**** Data provided ****

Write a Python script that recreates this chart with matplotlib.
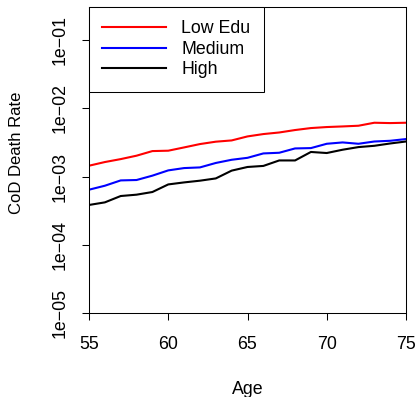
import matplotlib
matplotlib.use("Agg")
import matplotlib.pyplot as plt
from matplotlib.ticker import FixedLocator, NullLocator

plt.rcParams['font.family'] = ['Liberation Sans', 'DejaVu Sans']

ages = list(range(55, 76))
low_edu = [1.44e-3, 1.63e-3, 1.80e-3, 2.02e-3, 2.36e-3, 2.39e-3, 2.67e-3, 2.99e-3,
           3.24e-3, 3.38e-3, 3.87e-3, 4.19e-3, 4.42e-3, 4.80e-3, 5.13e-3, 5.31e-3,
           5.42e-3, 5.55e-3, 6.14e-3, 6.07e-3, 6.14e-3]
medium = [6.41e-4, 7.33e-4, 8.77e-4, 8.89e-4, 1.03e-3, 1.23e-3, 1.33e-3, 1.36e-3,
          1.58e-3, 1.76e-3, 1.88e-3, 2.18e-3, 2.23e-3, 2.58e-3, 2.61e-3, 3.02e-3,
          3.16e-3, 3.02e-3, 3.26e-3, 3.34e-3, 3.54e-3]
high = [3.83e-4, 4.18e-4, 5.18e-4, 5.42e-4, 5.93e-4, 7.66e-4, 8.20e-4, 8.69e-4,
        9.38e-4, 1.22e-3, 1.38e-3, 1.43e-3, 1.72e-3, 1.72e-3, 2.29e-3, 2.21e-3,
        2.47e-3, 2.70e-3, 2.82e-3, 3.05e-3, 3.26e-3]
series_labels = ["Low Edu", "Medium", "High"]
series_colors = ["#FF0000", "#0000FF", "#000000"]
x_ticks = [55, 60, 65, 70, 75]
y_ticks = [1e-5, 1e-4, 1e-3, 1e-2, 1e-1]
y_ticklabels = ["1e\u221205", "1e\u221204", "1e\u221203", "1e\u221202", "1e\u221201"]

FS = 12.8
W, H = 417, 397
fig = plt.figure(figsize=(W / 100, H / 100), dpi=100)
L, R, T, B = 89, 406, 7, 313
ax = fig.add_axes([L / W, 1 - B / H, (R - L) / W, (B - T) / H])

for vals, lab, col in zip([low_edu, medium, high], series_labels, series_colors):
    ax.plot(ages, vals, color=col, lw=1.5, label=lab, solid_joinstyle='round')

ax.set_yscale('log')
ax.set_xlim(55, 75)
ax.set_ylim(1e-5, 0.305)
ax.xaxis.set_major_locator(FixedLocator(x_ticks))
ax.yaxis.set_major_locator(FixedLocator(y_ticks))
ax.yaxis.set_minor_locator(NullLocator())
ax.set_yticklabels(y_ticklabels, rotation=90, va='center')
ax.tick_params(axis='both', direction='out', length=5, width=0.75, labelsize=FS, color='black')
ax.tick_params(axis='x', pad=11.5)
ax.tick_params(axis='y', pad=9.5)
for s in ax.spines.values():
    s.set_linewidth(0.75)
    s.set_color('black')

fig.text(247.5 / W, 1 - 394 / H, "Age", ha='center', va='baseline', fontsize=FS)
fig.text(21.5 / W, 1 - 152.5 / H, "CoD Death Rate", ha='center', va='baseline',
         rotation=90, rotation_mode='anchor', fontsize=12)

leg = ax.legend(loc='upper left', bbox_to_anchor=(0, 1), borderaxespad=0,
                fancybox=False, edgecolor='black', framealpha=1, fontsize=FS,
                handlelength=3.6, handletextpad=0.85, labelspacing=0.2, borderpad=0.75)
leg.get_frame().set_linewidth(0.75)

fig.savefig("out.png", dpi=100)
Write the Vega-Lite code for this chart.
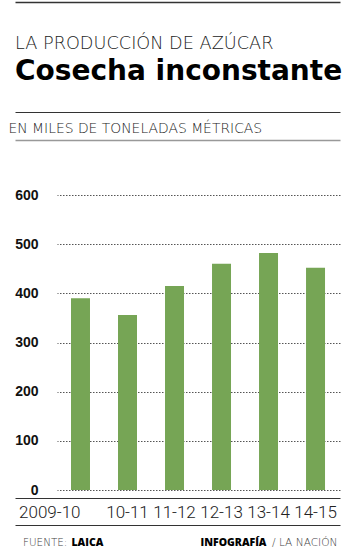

****

_Given task:_
The records shown above are to be repeated exactly, with the pictures left out.

_Full solution:_
Write a Python script that recreates this chart with matplotlib.
import matplotlib
matplotlib.use("Agg")
import matplotlib.pyplot as plt
from matplotlib.ticker import FixedLocator, NullLocator

plt.rcParams['font.family'] = ['Liberation Sans', 'DejaVu Sans']

ages = list(range(55, 76))
low_edu = [1.44e-3, 1.63e-3, 1.80e-3, 2.02e-3, 2.36e-3, 2.39e-3, 2.67e-3, 2.99e-3,
           3.24e-3, 3.38e-3, 3.87e-3, 4.19e-3, 4.42e-3, 4.80e-3, 5.13e-3, 5.31e-3,
           5.42e-3, 5.55e-3, 6.14e-3, 6.07e-3, 6.14e-3]
medium = [6.41e-4, 7.33e-4, 8.77e-4, 8.89e-4, 1.03e-3, 1.23e-3, 1.33e-3, 1.36e-3,
          1.58e-3, 1.76e-3, 1.88e-3, 2.18e-3, 2.23e-3, 2.58e-3, 2.61e-3, 3.02e-3,
          3.16e-3, 3.02e-3, 3.26e-3, 3.34e-3, 3.54e-3]
high = [3.83e-4, 4.18e-4, 5.18e-4, 5.42e-4, 5.93e-4, 7.66e-4, 8.20e-4, 8.69e-4,
        9.38e-4, 1.22e-3, 1.38e-3, 1.43e-3, 1.72e-3, 1.72e-3, 2.29e-3, 2.21e-3,
        2.47e-3, 2.70e-3, 2.82e-3, 3.05e-3, 3.26e-3]
series_labels = ["Low Edu", "Medium", "High"]
series_colors = ["#FF0000", "#0000FF", "#000000"]
x_ticks = [55, 60, 65, 70, 75]
y_ticks = [1e-5, 1e-4, 1e-3, 1e-2, 1e-1]
y_ticklabels = ["1e\u221205", "1e\u221204", "1e\u221203", "1e\u221202", "1e\u221201"]

FS = 12.8
W, H = 417, 397
fig = plt.figure(figsize=(W / 100, H / 100), dpi=100)
L, R, T, B = 89, 406, 7, 313
ax = fig.add_axes([L / W, 1 - B / H, (R - L) / W, (B - T) / H])

for vals, lab, col in zip([low_edu, medium, high], series_labels, series_colors):
    ax.plot(ages, vals, color=col, lw=1.5, label=lab, solid_joinstyle='round')

ax.set_yscale('log')
ax.set_xlim(55, 75)
ax.set_ylim(1e-5, 0.305)
ax.xaxis.set_major_locator(FixedLocator(x_ticks))
ax.yaxis.set_major_locator(FixedLocator(y_ticks))
ax.yaxis.set_minor_locator(NullLocator())
ax.set_yticklabels(y_ticklabels, rotation=90, va='center')
ax.tick_params(axis='both', direction='out', length=5, width=0.75, labelsize=FS, color='black')
ax.tick_params(axis='x', pad=11.5)
ax.tick_params(axis='y', pad=9.5)
for s in ax.spines.values():
    s.set_linewidth(0.75)
    s.set_color('black')

fig.text(247.5 / W, 1 - 394 / H, "Age", ha='center', va='baseline', fontsize=FS)
fig.text(21.5 / W, 1 - 152.5 / H, "CoD Death Rate", ha='center', va='baseline',
         rotation=90, rotation_mode='anchor', fontsize=12)

leg = ax.legend(loc='upper left', bbox_to_anchor=(0, 1), borderaxespad=0,
                fancybox=False, edgecolor='black', framealpha=1, fontsize=FS,
                handlelength=3.6, handletextpad=0.85, labelspacing=0.2, borderpad=0.75)
leg.get_frame().set_linewidth(0.75)

fig.savefig("out.png", dpi=100)
Write the Vega-Lite code for this chart.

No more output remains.